La ventilation est un autre pilier. Les panneaux de pont doivent être ouverts en diagonale pour favoriser les courants d’air. Les ventilateurs à bord, même portables ou à piles, font une vraie différence. Certains plaisanciers investissent dans des petits climatiseurs mobiles ou dans des rideaux mouillés pour créer un effet évaporatif naturel. En soirée, si la température extérieure baisse, ouvrir tous les capots et laisser circuler l’air aide à abaisser la température intérieure.
L’alimentation, aussi, joue un rôle. On privilégie les repas froids, les fruits frais, les aliments riches en eau et faciles à digérer. Les plats chauds et lourds alourdissent la digestion, et accentuent l’effet de fatigue. Les boissons doivent être nombreuses, peu sucrées, sans alcool en pleine journée. L’eau reste la meilleure option, avec éventuellement du sel ou des minéraux en cas de transpiration excessive.
Enfin, la tenue vestimentaire doit être adaptée : tissus respirants, manches longues légères pour éviter les coups de soleil, chapeau couvrant, lunettes de qualité, crème solaire à renouveler plusieurs fois par jour. Des accessoires simples comme un brumisateur ou un linge mouillé sur la nuque peuvent apporter un soulagement immédiat.

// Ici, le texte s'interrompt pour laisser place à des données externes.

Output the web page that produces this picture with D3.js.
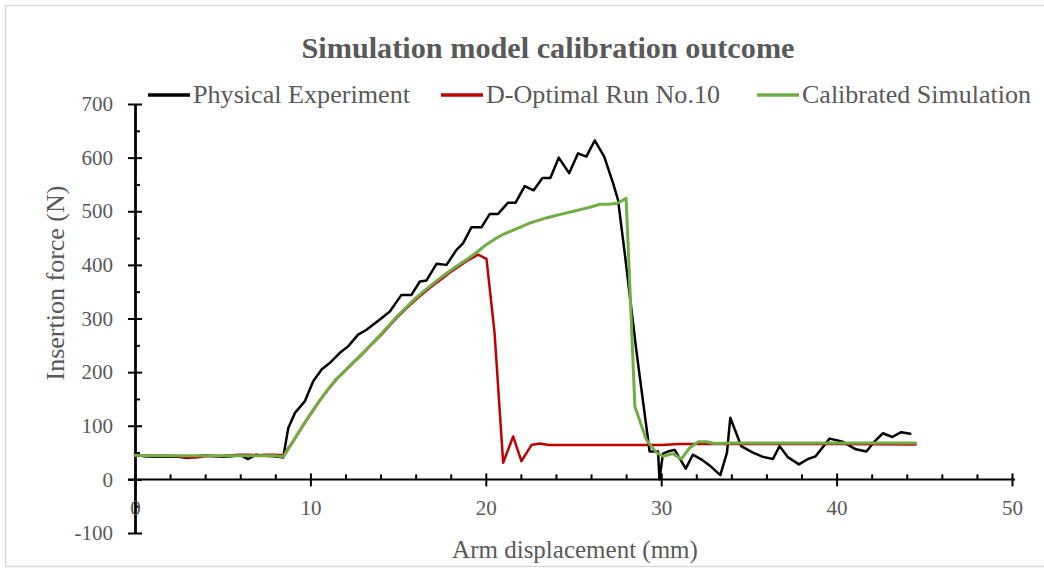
<!DOCTYPE html>
<html>
<head>
<meta charset="utf-8">
<script src="https://cdn.jsdelivr.net/npm/d3@7"></script>
<style>
  html, body { margin: 0; padding: 0; background: #fff; }
  svg { display: block; }
  text { font-family: "Liberation Serif", "Times New Roman", serif; fill: #595959; }
</style>
</head>
<body>
<svg id="chart" width="1044" height="571"></svg>
<script>
// ---- data ----
const chartTitle = "Simulation model calibration outcome";
const xTitle = "Arm displacement (mm)";
const yTitle = "Insertion force (N)";
const seriesNames = ["Physical Experiment", "D-Optimal Run No.10", "Calibrated Simulation"];
const seriesColors = ["#000000", "#C00000", "#70AD47"];
const xTickValues = [0, 10, 20, 30, 40, 50];
const yTickValues = [-100, 0, 100, 200, 300, 400, 500, 600, 700];

const physicalExperiment = [
  [0,48],[0.5,43],[1,42],[1.5,42],[2,42],[2.5,42],[3,40],[3.5,43],[4,45],[4.5,43],[5,42],[5.5,43],
  [6,45],[6.45,38],[6.9,46],[7.4,44],[7.9,43],[8.45,41],[8.74,96],[9.12,124],[9.69,146],[10.16,183],
  [10.64,205],[11.1,217],[11.68,236],[12.15,248],[12.72,270],[13.2,279],[13.96,298],[14.53,313],
  [15.19,344],[15.76,344],[16.24,369],[16.62,371],[17.19,402],[17.76,400],[18.33,428],[18.7,440],
  [19.18,470],[19.75,470],[20.23,495],[20.7,495],[21.27,516],[21.7,516],[22.22,547],[22.73,539],
  [23.23,562],[23.68,562],[24.16,600],[24.75,571],[25.26,608],[25.73,602],[26.21,632],[26.75,602],
  [27.26,552],[27.54,521],[27.92,422],[28.6,236],[29.34,52],[29.82,52],[29.9,0],[30.1,48],[30.48,53],
  [30.77,55],[31.4,20],[31.8,46],[32.3,37],[32.76,26],[33.37,8],[33.75,50],[33.94,115],[34.56,62],
  [35.23,50],[35.8,42],[36.37,38],[36.75,62],[37.2,42],[37.85,28],[38.37,38],[38.8,43],[39.6,76],
  [40.36,70],[41.1,56],[41.7,52],[42.17,71],[42.64,86],[43.17,79],[43.68,88],[44.2,85]
];

const dOptimalRun10 = [
  [0,44],[0.5,44],[1,44],[2,44],[2.5,43],[3,41],[3.5,41],[4,43],[5,44],[5.5,45],[6,46],[6.5,46],
  [7,45],[7.5,46],[8,46],[8.45,45],[9,70],[9.5,96],[10,121],[10.5,145],[11,167],[11.5,187],[12,203],
  [12.5,219],[13,235],[13.5,252],[14,268],[14.5,286],[15,304],[15.5,320],[16,335],[16.5,349],
  [17,362],[17.5,374],[18,387],[18.5,398],[19,409],[19.56,419],[20.04,411],[20.5,273],[20.99,31],
  [21.56,80],[22.03,34],[22.6,64],[23.08,67],[23.6,64],[25,64],[27,64],[29,64],[30,64],[30.5,65],
  [31,66],[33,66],[36,66],[40,66],[44.5,65]
];

const calibratedSimulation = [
  [0,45],[1,44],[2,44],[3,44],[4,44],[5,44],[6,44],[7,44],[8,44],[8.45,42],[9,70],[9.5,97],
  [10,122],[10.5,146],[11,168],[11.5,188],[12,204],[12.5,220],[13,236],[13.5,253],[14,270],
  [14.5,288],[15,306],[15.5,322],[16,338],[16.5,352],[17,365],[17.5,378],[18,390],[18.5,401],
  [19,412],[19.5,424],[20,437],[20.5,448],[21,457],[21.5,464],[22,471],[22.5,478],[23,483],
  [23.5,488],[24,492],[24.5,496],[25,500],[25.5,504],[26,508],[26.5,513],[27,513],[27.5,515],
  [28,524],[28.5,136],[29.15,74],[29.72,50],[30.1,43],[30.67,48],[31.15,38],[31.6,58],[32.1,70],
  [32.57,70],[33.05,67],[34,68],[36,68],[38,68],[40,68],[42,68],[44.5,68]
];

const allSeries = [physicalExperiment, dOptimalRun10, calibratedSimulation];

// ---- layout ----
const svg = d3.select("#chart");
const x = d3.scaleLinear().domain([0, 50]).range([135, 1012]);
const y = d3.scaleLinear().domain([-100, 700]).range([533, 104]);

// chart frame
svg.append("rect").attr("x", 5.5).attr("y", 5.5).attr("width", 1060).attr("height", 561)
  .attr("fill", "#fff").attr("stroke", "#d9d9d9").attr("stroke-width", 1.5);

// title
svg.append("text").attr("x", 548).attr("y", 58).attr("text-anchor", "middle")
  .attr("font-size", 29).attr("font-weight", "bold").attr("textLength", 493)
  .attr("lengthAdjust", "spacingAndGlyphs").text(chartTitle);

const axisColor = "#000";
const plainFormat = d => String(d);
// ---- Y axis ----
const yMinor = d3.range(-50, 700, 100);
const gy = svg.append("g").attr("transform", `translate(${x(0)},0)`);
gy.call(d3.axisLeft(y).tickValues(yTickValues).tickSizeInner(7).tickSizeOuter(0).tickPadding(15)
  .tickFormat(plainFormat));
gy.append("g").call(d3.axisRight(y).tickValues(yTickValues).tickSizeInner(7).tickSizeOuter(0).tickFormat(""));
gy.append("g").call(d3.axisRight(y).tickValues(yMinor).tickSizeInner(5).tickSizeOuter(0).tickFormat(""));
gy.selectAll(".domain").attr("stroke", axisColor).attr("stroke-width", 2);
gy.selectAll("line").attr("stroke", axisColor).attr("stroke-width", 2);
gy.selectAll("text").attr("font-size", 21).attr("fill", "#595959").attr("font-family", "Liberation Serif");

// ---- X axis ----
const xMinor = d3.range(2, 50, 2).filter(v => v % 10 !== 0);
const gx = svg.append("g").attr("transform", `translate(0,${y(0)})`);
gx.call(d3.axisBottom(x).tickValues(xTickValues).tickSizeInner(7).tickSizeOuter(0).tickFormat(plainFormat));
gx.append("g").call(d3.axisTop(x).tickValues(xTickValues).tickSizeInner(6).tickSizeOuter(0).tickFormat(""));
gx.append("g").call(d3.axisTop(x).tickValues(xMinor).tickSizeInner(5).tickSizeOuter(0).tickFormat(""));
gx.selectAll(".domain").remove();
gx.append("line").attr("x1", x(0) - 7).attr("x2", x(50) + 3).attr("stroke", axisColor).attr("stroke-width", 2);
gx.selectAll("line").attr("stroke", axisColor).attr("stroke-width", 2);
gx.selectAll(".tick text").attr("y", 36).attr("dy", 0).attr("font-size", 21)
  .attr("fill", "#595959").attr("font-family", "Liberation Serif");

// axis titles
svg.append("text").attr("x", 575).attr("y", 558).attr("text-anchor", "middle")
  .attr("font-size", 25).text(xTitle);
svg.append("text").attr("transform", "translate(64,283) rotate(-90)").attr("text-anchor", "middle")
  .attr("font-size", 26).text(yTitle);

// ---- series ----
const line = d3.line().x(d => x(d[0])).y(d => y(d[1]));
const widths = [2.5, 2.5, 3];
allSeries.forEach((s, i) => {
  svg.append("path").datum(s).attr("d", line).attr("fill", "none")
    .attr("stroke", seriesColors[i]).attr("stroke-width", widths[i])
    .attr("stroke-linejoin", "round").attr("stroke-linecap", "round");
});

// ---- legend ----
const legendX = [148, 441, 757];
const legendW = [217, 234, 229];
const lg = svg.append("g");
seriesNames.forEach((name, i) => {
  lg.append("line").attr("x1", legendX[i]).attr("x2", legendX[i] + 42).attr("y1", 95).attr("y2", 95)
    .attr("stroke", seriesColors[i]).attr("stroke-width", 3.5);
  lg.append("text").attr("x", legendX[i] + 45).attr("y", 103).attr("font-size", 25)
    .attr("textLength", legendW[i]).attr("lengthAdjust", "spacingAndGlyphs").text(name);
});
</script>
</body>
</html>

Vivre la canicule en mer demande préparation, adaptation et bon sens. Contrairement aux idées reçues, le large n’épargne ni le corps ni le bateau. La chaleur intense altère les performances humaines et techniques, multiplie les risques, et fragilise le quotidien. Pourtant, avec quelques réflexes bien ancrés - gestion des horaires, création d’ombre, ventilation, surveillance de l’eau et de l’équipement -, il est tout à fait possible de continuer à naviguer sans se mettre en danger. La clé, c’est l’anticipation. En mer comme à terre, affronter la canicule n’est pas une question de bravoure, mais d’organisation. Mieux vaut alléger son programme et préserver son équipage que de subir les conséquences d’une chaleur mal gérée. La navigation reste un plaisir... à condition de ne jamais négliger les réalités du corps et du climat.